### GIVEN INFORMATION
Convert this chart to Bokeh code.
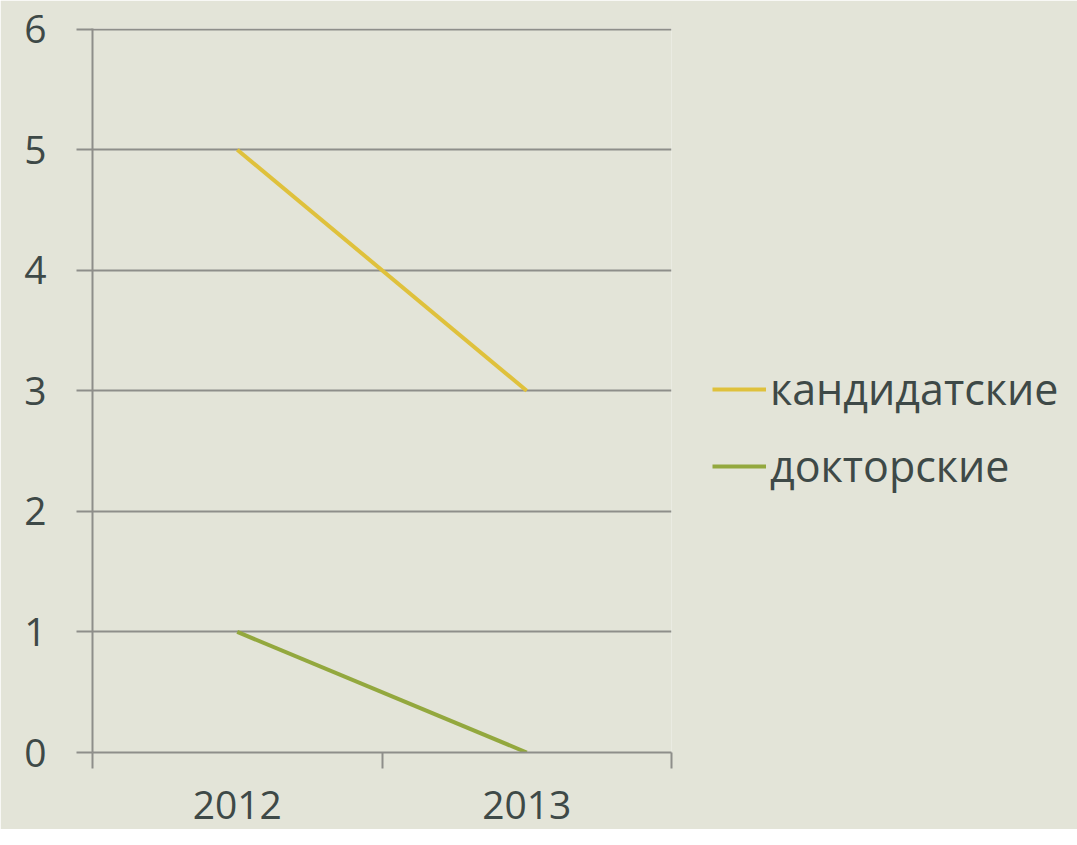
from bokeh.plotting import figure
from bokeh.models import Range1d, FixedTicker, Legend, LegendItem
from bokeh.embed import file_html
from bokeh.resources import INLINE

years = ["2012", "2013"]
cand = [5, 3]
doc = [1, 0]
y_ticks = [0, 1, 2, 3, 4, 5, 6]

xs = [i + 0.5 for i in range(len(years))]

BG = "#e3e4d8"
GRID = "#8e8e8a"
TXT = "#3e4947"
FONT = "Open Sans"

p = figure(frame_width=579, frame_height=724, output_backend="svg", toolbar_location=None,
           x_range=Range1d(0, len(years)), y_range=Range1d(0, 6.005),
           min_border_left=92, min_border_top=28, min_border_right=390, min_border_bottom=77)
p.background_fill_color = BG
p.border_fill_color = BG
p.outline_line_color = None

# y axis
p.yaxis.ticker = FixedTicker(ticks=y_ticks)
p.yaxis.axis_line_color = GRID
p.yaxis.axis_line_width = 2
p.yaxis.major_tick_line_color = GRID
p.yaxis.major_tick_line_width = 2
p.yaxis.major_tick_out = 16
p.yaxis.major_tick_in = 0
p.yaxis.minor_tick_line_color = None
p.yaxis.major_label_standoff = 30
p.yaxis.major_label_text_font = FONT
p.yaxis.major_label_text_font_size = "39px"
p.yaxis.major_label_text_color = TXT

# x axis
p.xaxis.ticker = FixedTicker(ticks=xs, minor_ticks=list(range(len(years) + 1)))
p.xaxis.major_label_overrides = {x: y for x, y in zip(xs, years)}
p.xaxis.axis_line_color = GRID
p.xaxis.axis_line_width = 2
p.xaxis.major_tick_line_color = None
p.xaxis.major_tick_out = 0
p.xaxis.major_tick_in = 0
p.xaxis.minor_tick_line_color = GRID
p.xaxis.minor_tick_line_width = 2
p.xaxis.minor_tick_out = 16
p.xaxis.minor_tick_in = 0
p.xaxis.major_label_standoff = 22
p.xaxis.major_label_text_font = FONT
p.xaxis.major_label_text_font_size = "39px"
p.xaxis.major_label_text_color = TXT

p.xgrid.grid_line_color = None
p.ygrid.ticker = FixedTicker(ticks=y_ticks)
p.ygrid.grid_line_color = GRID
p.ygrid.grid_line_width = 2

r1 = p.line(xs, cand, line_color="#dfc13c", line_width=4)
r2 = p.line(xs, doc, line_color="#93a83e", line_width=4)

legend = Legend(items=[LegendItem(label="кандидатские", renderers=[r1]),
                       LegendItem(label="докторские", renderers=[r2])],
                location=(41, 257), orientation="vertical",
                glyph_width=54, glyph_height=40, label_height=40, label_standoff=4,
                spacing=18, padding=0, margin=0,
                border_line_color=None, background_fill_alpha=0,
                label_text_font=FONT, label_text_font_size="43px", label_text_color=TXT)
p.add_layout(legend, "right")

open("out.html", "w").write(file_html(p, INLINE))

### STATED PROBLEM
Return exactly what appears from the opening line of the material through the line with "p.yaxis.major_label_text_color = TXT", apart from the pictures.

### OUTPUT FOR THIS TASK
Convert this chart to Bokeh code.
from bokeh.plotting import figure
from bokeh.models import Range1d, FixedTicker, Legend, LegendItem
from bokeh.embed import file_html
from bokeh.resources import INLINE

years = ["2012", "2013"]
cand = [5, 3]
doc = [1, 0]
y_ticks = [0, 1, 2, 3, 4, 5, 6]

xs = [i + 0.5 for i in range(len(years))]

BG = "#e3e4d8"
GRID = "#8e8e8a"
TXT = "#3e4947"
FONT = "Open Sans"

p = figure(frame_width=579, frame_height=724, output_backend="svg", toolbar_location=None,
           x_range=Range1d(0, len(years)), y_range=Range1d(0, 6.005),
           min_border_left=92, min_border_top=28, min_border_right=390, min_border_bottom=77)
p.background_fill_color = BG
p.border_fill_color = BG
p.outline_line_color = None

# y axis
p.yaxis.ticker = FixedTicker(ticks=y_ticks)
p.yaxis.axis_line_color = GRID
p.yaxis.axis_line_width = 2
p.yaxis.major_tick_line_color = GRID
p.yaxis.major_tick_line_width = 2
p.yaxis.major_tick_out = 16
p.yaxis.major_tick_in = 0
p.yaxis.minor_tick_line_color = None
p.yaxis.major_label_standoff = 30
p.yaxis.major_label_text_font = FONT
p.yaxis.major_label_text_font_size = "39px"
p.yaxis.major_label_text_color = TXT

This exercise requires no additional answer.